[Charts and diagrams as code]

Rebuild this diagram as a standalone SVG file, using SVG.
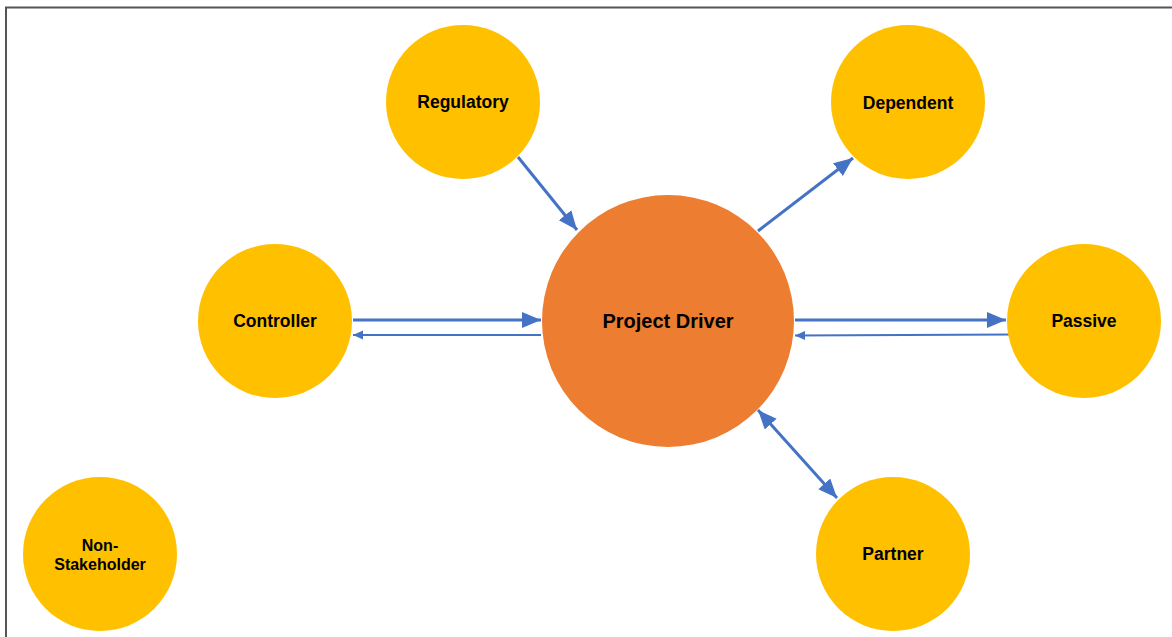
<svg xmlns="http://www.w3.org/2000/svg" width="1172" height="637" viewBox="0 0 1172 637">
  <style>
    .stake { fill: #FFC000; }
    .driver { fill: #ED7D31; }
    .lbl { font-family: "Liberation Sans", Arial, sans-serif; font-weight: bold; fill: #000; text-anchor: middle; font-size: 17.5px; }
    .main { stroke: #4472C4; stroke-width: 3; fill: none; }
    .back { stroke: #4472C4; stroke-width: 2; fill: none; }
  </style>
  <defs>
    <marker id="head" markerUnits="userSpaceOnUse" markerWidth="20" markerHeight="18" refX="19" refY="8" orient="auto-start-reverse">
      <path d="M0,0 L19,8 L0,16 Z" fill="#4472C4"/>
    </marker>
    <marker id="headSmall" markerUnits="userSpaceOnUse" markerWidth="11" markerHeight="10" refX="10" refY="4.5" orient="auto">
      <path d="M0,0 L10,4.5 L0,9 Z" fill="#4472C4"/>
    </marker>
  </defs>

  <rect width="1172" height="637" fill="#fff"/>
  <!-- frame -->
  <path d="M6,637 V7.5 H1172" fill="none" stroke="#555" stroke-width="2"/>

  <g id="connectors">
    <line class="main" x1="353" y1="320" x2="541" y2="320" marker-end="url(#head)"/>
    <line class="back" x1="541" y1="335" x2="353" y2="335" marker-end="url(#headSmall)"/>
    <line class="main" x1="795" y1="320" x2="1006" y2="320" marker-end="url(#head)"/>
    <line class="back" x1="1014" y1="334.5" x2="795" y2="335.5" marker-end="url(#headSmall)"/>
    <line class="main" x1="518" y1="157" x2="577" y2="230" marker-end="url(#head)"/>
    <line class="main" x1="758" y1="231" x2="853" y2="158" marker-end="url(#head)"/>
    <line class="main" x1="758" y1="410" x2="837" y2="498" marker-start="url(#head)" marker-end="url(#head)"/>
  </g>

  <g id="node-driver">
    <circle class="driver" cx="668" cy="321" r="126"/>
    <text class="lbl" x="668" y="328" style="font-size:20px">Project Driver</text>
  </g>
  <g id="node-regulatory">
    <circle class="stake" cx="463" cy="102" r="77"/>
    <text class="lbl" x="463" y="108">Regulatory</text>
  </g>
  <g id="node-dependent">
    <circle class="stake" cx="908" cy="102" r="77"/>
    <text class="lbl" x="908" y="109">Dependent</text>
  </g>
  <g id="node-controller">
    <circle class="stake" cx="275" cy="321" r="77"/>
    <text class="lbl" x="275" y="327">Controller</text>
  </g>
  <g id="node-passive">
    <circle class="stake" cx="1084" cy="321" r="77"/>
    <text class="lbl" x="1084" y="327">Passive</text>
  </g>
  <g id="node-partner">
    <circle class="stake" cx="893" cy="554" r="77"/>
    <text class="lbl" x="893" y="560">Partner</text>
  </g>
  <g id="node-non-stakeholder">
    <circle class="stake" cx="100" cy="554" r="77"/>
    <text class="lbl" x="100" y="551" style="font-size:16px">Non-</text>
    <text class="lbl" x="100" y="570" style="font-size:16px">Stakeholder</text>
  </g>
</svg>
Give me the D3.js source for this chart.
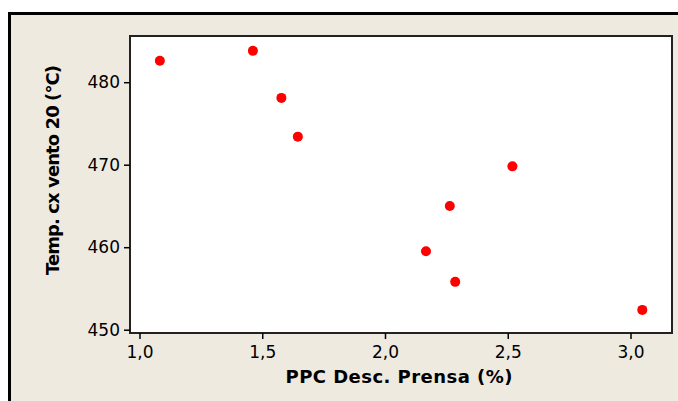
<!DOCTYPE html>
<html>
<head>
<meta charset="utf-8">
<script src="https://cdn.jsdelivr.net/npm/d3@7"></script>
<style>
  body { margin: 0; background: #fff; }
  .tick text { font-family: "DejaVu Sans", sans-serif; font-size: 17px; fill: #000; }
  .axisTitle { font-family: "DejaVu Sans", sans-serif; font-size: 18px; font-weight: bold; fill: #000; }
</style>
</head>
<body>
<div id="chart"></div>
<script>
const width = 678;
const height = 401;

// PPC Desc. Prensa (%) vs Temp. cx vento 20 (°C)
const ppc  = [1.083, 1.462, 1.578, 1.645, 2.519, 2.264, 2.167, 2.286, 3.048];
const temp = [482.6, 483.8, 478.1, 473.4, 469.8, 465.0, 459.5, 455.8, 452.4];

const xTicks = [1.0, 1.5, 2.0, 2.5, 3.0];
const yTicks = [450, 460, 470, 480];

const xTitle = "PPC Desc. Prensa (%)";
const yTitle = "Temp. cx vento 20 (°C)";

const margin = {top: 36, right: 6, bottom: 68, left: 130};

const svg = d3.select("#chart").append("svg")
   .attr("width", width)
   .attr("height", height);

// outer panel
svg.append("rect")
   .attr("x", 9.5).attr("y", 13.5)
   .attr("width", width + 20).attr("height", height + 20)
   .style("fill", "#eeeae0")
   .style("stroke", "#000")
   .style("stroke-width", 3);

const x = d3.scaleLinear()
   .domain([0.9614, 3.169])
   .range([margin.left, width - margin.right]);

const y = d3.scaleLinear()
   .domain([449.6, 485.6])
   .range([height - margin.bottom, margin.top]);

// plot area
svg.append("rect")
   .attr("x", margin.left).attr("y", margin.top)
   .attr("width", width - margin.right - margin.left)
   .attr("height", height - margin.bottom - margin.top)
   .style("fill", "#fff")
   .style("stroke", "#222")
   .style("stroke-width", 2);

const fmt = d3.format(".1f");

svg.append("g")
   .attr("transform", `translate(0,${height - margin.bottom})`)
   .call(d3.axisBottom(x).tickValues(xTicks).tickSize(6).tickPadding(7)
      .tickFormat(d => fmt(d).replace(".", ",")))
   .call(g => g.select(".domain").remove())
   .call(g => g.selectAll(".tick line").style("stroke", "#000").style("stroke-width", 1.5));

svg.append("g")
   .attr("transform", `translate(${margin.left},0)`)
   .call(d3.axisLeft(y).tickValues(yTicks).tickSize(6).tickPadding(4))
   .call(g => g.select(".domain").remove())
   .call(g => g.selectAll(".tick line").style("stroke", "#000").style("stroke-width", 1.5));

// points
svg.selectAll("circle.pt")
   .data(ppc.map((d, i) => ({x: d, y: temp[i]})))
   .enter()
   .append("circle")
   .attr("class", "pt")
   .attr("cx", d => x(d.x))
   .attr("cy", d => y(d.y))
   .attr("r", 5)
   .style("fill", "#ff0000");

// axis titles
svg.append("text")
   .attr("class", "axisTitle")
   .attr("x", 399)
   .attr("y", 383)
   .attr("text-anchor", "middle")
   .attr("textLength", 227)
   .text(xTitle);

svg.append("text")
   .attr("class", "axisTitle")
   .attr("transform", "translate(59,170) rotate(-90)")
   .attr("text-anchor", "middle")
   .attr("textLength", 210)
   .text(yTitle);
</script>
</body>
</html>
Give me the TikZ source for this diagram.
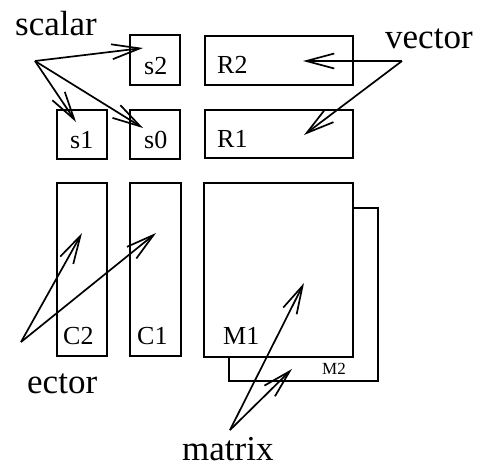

> _Directions for this task_
Word for word, retype the lines in the entries above that run from the one with "Give me the D3.js source for this chart." through the one with "const height = 401;". Both ends count; pictures do not.

> _Completed exercise_
Give me the D3.js source for this chart.
<!DOCTYPE html>
<html>
<head>
<meta charset="utf-8">
<script src="https://cdn.jsdelivr.net/npm/d3@7"></script>
<style>
  body { margin: 0; background: #fff; }
  .tick text { font-family: "DejaVu Sans", sans-serif; font-size: 17px; fill: #000; }
  .axisTitle { font-family: "DejaVu Sans", sans-serif; font-size: 18px; font-weight: bold; fill: #000; }
</style>
</head>
<body>
<div id="chart"></div>
<script>
const width = 678;
const height = 401;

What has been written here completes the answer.